**** SUPPLIED DATA

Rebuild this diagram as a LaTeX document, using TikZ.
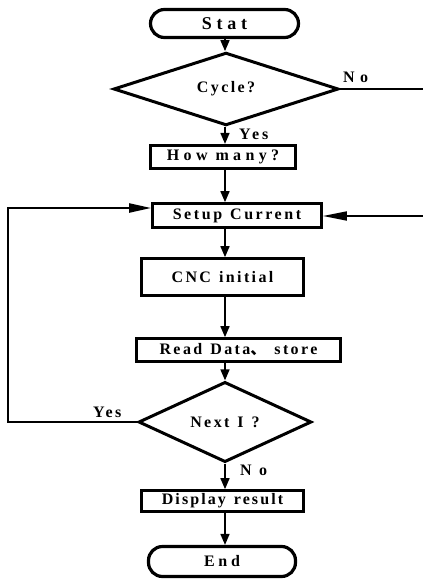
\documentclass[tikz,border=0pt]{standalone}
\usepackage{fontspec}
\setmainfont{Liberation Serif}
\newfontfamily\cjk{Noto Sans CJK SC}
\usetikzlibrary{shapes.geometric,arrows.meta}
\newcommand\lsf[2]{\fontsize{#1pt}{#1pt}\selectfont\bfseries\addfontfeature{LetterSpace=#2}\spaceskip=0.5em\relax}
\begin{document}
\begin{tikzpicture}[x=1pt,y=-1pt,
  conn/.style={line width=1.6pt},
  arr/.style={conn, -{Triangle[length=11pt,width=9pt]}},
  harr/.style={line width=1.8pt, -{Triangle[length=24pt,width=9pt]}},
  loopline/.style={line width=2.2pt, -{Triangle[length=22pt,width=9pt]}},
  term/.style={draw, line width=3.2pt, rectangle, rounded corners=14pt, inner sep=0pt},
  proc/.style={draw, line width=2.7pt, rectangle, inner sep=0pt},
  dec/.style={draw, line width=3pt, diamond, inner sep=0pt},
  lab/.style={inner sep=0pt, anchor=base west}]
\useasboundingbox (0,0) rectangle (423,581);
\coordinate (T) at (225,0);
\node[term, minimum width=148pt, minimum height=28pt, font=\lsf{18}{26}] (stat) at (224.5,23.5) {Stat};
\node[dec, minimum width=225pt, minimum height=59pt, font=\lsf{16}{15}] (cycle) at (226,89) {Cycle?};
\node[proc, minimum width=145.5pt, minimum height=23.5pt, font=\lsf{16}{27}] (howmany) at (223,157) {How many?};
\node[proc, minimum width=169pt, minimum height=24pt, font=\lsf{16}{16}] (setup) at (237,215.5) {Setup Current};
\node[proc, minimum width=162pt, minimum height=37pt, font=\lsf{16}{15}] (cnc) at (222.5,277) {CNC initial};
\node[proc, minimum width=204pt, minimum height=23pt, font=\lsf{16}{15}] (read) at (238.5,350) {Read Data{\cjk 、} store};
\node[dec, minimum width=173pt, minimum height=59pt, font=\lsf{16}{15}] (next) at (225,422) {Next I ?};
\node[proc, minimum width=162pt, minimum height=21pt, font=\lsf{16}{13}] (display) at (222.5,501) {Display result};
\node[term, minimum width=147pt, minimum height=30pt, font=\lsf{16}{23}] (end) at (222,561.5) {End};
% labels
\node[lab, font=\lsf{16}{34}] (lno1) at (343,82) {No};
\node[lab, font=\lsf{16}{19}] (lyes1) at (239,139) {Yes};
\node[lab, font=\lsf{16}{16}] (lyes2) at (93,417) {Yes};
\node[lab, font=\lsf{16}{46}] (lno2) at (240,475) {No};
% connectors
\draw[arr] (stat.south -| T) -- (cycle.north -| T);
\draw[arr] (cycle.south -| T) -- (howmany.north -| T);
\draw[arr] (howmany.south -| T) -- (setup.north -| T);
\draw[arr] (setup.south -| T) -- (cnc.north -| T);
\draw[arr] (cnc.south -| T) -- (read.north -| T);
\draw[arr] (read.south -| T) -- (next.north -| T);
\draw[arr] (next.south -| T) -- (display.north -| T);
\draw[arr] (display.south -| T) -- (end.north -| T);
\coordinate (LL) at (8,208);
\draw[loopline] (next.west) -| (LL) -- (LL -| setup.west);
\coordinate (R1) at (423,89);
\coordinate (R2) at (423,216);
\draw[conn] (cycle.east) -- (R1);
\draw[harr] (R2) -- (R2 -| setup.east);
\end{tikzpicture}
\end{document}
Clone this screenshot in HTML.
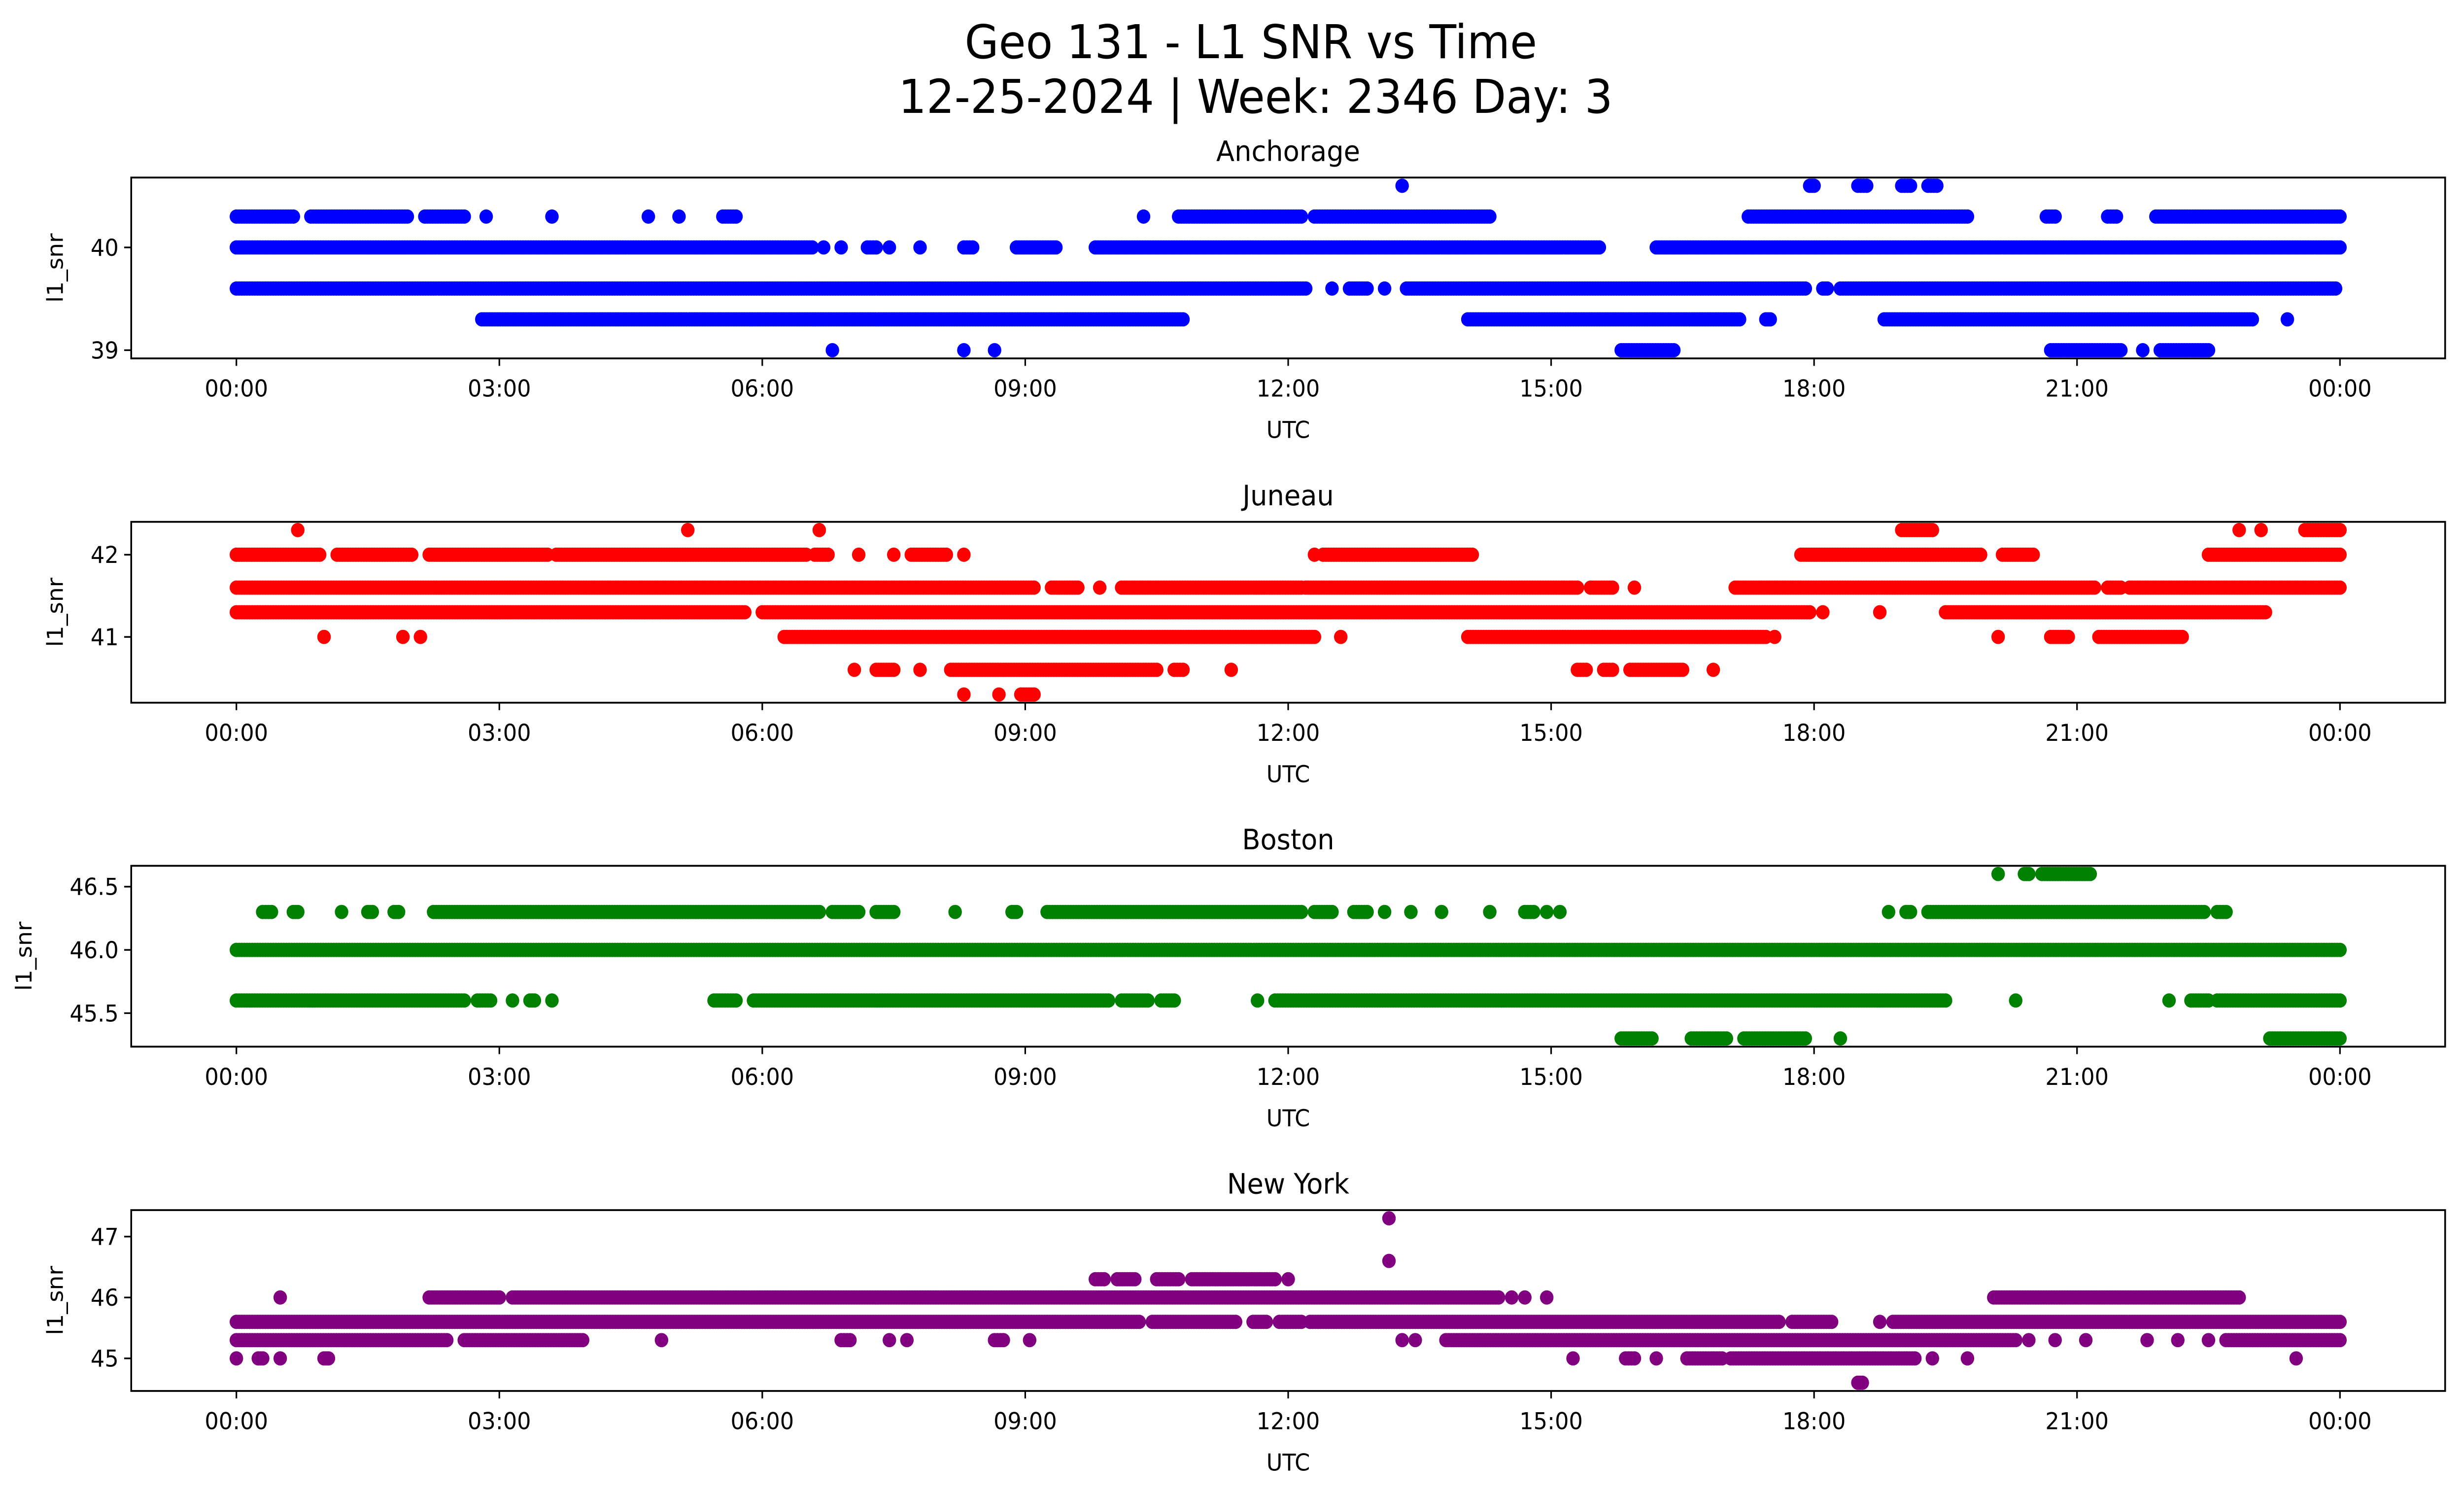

********

▶ [CHALLENGE]:
Without including any pictures, print all of the material exactly as given.

▶ [TASK RESULT]:
Rebuild this diagram as a LaTeX document, using TikZ.
\documentclass[tikz,border=0pt]{standalone}
\usepackage{fontspec}
\setmainfont{Liberation Serif}
\newfontfamily\cjk{Noto Sans CJK SC}
\usetikzlibrary{shapes.geometric,arrows.meta}
\newcommand\lsf[2]{\fontsize{#1pt}{#1pt}\selectfont\bfseries\addfontfeature{LetterSpace=#2}\spaceskip=0.5em\relax}
\begin{document}
\begin{tikzpicture}[x=1pt,y=-1pt,
  conn/.style={line width=1.6pt},
  arr/.style={conn, -{Triangle[length=11pt,width=9pt]}},
  harr/.style={line width=1.8pt, -{Triangle[length=24pt,width=9pt]}},
  loopline/.style={line width=2.2pt, -{Triangle[length=22pt,width=9pt]}},
  term/.style={draw, line width=3.2pt, rectangle, rounded corners=14pt, inner sep=0pt},
  proc/.style={draw, line width=2.7pt, rectangle, inner sep=0pt},
  dec/.style={draw, line width=3pt, diamond, inner sep=0pt},
  lab/.style={inner sep=0pt, anchor=base west}]
\useasboundingbox (0,0) rectangle (423,581);
\coordinate (T) at (225,0);
\node[term, minimum width=148pt, minimum height=28pt, font=\lsf{18}{26}] (stat) at (224.5,23.5) {Stat};
\node[dec, minimum width=225pt, minimum height=59pt, font=\lsf{16}{15}] (cycle) at (226,89) {Cycle?};
\node[proc, minimum width=145.5pt, minimum height=23.5pt, font=\lsf{16}{27}] (howmany) at (223,157) {How many?};
\node[proc, minimum width=169pt, minimum height=24pt, font=\lsf{16}{16}] (setup) at (237,215.5) {Setup Current};
\node[proc, minimum width=162pt, minimum height=37pt, font=\lsf{16}{15}] (cnc) at (222.5,277) {CNC initial};
\node[proc, minimum width=204pt, minimum height=23pt, font=\lsf{16}{15}] (read) at (238.5,350) {Read Data{\cjk 、} store};
\node[dec, minimum width=173pt, minimum height=59pt, font=\lsf{16}{15}] (next) at (225,422) {Next I ?};
\node[proc, minimum width=162pt, minimum height=21pt, font=\lsf{16}{13}] (display) at (222.5,501) {Display result};
\node[term, minimum width=147pt, minimum height=30pt, font=\lsf{16}{23}] (end) at (222,561.5) {End};
% labels
\node[lab, font=\lsf{16}{34}] (lno1) at (343,82) {No};
\node[lab, font=\lsf{16}{19}] (lyes1) at (239,139) {Yes};
\node[lab, font=\lsf{16}{16}] (lyes2) at (93,417) {Yes};
\node[lab, font=\lsf{16}{46}] (lno2) at (240,475) {No};
% connectors
\draw[arr] (stat.south -| T) -- (cycle.north -| T);
\draw[arr] (cycle.south -| T) -- (howmany.north -| T);
\draw[arr] (howmany.south -| T) -- (setup.north -| T);
\draw[arr] (setup.south -| T) -- (cnc.north -| T);
\draw[arr] (cnc.south -| T) -- (read.north -| T);
\draw[arr] (read.south -| T) -- (next.north -| T);
\draw[arr] (next.south -| T) -- (display.north -| T);
\draw[arr] (display.south -| T) -- (end.north -| T);
\coordinate (LL) at (8,208);
\draw[loopline] (next.west) -| (LL) -- (LL -| setup.west);
\coordinate (R1) at (423,89);
\coordinate (R2) at (423,216);
\draw[conn] (cycle.east) -- (R1);
\draw[harr] (R2) -- (R2 -| setup.east);
\end{tikzpicture}
\end{document}
Clone this screenshot in HTML.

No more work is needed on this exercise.